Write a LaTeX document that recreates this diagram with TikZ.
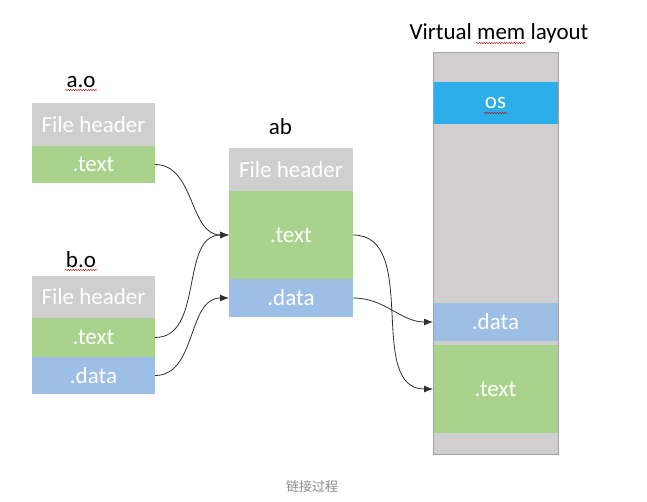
\documentclass[tikz,border=0pt]{standalone}
\usepackage{fontspec}
\setmainfont{Carlito}
\newfontfamily\cjk{Noto Sans CJK SC}
\usetikzlibrary{arrows.meta,decorations.pathmorphing}
\definecolor{hdrgray}{HTML}{CFCFCF}
\definecolor{secgreen}{HTML}{A9D38C}
\definecolor{secblue}{HTML}{9DBFE6}
\definecolor{osblue}{HTML}{2CAEEA}
\definecolor{vmgray}{HTML}{D0CECE}
\definecolor{vmborder}{HTML}{A3A3A3}
\definecolor{linegray}{HTML}{303030}
\definecolor{capgray}{HTML}{8A8A8A}
\begin{document}
\begin{tikzpicture}[x=1pt,y=-1pt,
  sec/.style={minimum width=123pt, inner sep=0pt, outer sep=0pt, anchor=north west, text=white, font=\fontsize{23}{27}\selectfont},
  lbl/.style={anchor=base, text=black, inner sep=0pt, font=\fontsize{23}{27}\selectfont},
  conn/.style={draw=linegray, line width=0.8pt, -{Latex[length=9pt,width=7pt]}, out=0, in=180},
  squig/.style={draw=red!80!black, line width=0.4pt, decorate, decoration={snake, amplitude=0.7pt, segment length=2.5pt}}]
\useasboundingbox (0,0) rectangle (647,501);

% a.o
\node[lbl] (alabel) at (81,87) {a.o};
\node[sec, fill=hdrgray, minimum height=43pt] (aoh) at (32,103) {File header};
\node[sec, fill=secgreen, minimum height=37pt] (aot) at (32,146) {.text};

% b.o
\node[lbl] (blabel) at (81,267) {b.o};
\node[sec, fill=hdrgray, minimum height=42pt] (boh) at (32,276) {File header};
\node[sec, fill=secgreen, minimum height=39pt] (bot) at (32,318) {.text};
\node[sec, fill=secblue, minimum height=37pt] (bod) at (32,357) {.data};

% ab
\node[lbl] (ablabel) at (280.5,134) {ab};
\node[sec, minimum width=124pt, fill=hdrgray, minimum height=43pt] (abh) at (229,148) {File header};
\node[sec, minimum width=124pt, fill=secgreen, minimum height=88pt] (abt) at (229,191) {.text};
\node[sec, minimum width=124pt, fill=secblue, minimum height=38pt] (abd) at (229,279) {.data};

% virtual memory
\node[lbl] (vmlabel) at (499,39) {Virtual mem layout};
\node[sec, minimum width=125pt, fill=vmgray, minimum height=402pt] (vm) at (433,52) {};
\node[sec, minimum width=125pt, fill=osblue, minimum height=42pt] (vmos) at (433,82) {os};
\node[sec, minimum width=125pt, fill=secblue, minimum height=38pt] (vmdata) at (433,303) {.data};
\node[sec, minimum width=125pt, fill=secgreen, minimum height=88pt] (vmtext) at (433,345) {.text};
\draw[vmborder, line width=0.8pt] (vm.north west) rectangle (vm.south east);

% spell-check underlines
\draw[squig] (65,90) -- (97,90);
\draw[squig] (65,270) -- (97,270);
\draw[squig] (476,43) -- (526,43);
\draw[squig] (484,113) -- (508,113);

% connectors
\draw[conn] (aot.east) to (abt.west);
\draw[conn] (bot.east) to (abt.west);
\draw[conn] (bod.east) to (abd.west);
\draw[conn] (abt.east) to (vmtext.west);
\draw[conn] (abd.east) to (vmdata.west);

% caption
\node[text=capgray, font=\cjk\fontsize{13}{15}\selectfont] (cap) at (312,487) {链接过程};
\end{tikzpicture}
\end{document}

════

• _Exercise goal_
Copy nothing but the lines from the first one in the listing through the line with "fill=secgreen, minimum height=37pt]", and omit the pictures.

• _Exercise output_
Write a LaTeX document that recreates this diagram with TikZ.
\documentclass[tikz,border=0pt]{standalone}
\usepackage{fontspec}
\setmainfont{Carlito}
\newfontfamily\cjk{Noto Sans CJK SC}
\usetikzlibrary{arrows.meta,decorations.pathmorphing}
\definecolor{hdrgray}{HTML}{CFCFCF}
\definecolor{secgreen}{HTML}{A9D38C}
\definecolor{secblue}{HTML}{9DBFE6}
\definecolor{osblue}{HTML}{2CAEEA}
\definecolor{vmgray}{HTML}{D0CECE}
\definecolor{vmborder}{HTML}{A3A3A3}
\definecolor{linegray}{HTML}{303030}
\definecolor{capgray}{HTML}{8A8A8A}
\begin{document}
\begin{tikzpicture}[x=1pt,y=-1pt,
  sec/.style={minimum width=123pt, inner sep=0pt, outer sep=0pt, anchor=north west, text=white, font=\fontsize{23}{27}\selectfont},
  lbl/.style={anchor=base, text=black, inner sep=0pt, font=\fontsize{23}{27}\selectfont},
  conn/.style={draw=linegray, line width=0.8pt, -{Latex[length=9pt,width=7pt]}, out=0, in=180},
  squig/.style={draw=red!80!black, line width=0.4pt, decorate, decoration={snake, amplitude=0.7pt, segment length=2.5pt}}]
\useasboundingbox (0,0) rectangle (647,501);

% a.o
\node[lbl] (alabel) at (81,87) {a.o};
\node[sec, fill=hdrgray, minimum height=43pt] (aoh) at (32,103) {File header};
\node[sec, fill=secgreen, minimum height=37pt] (aot) at (32,146) {.text};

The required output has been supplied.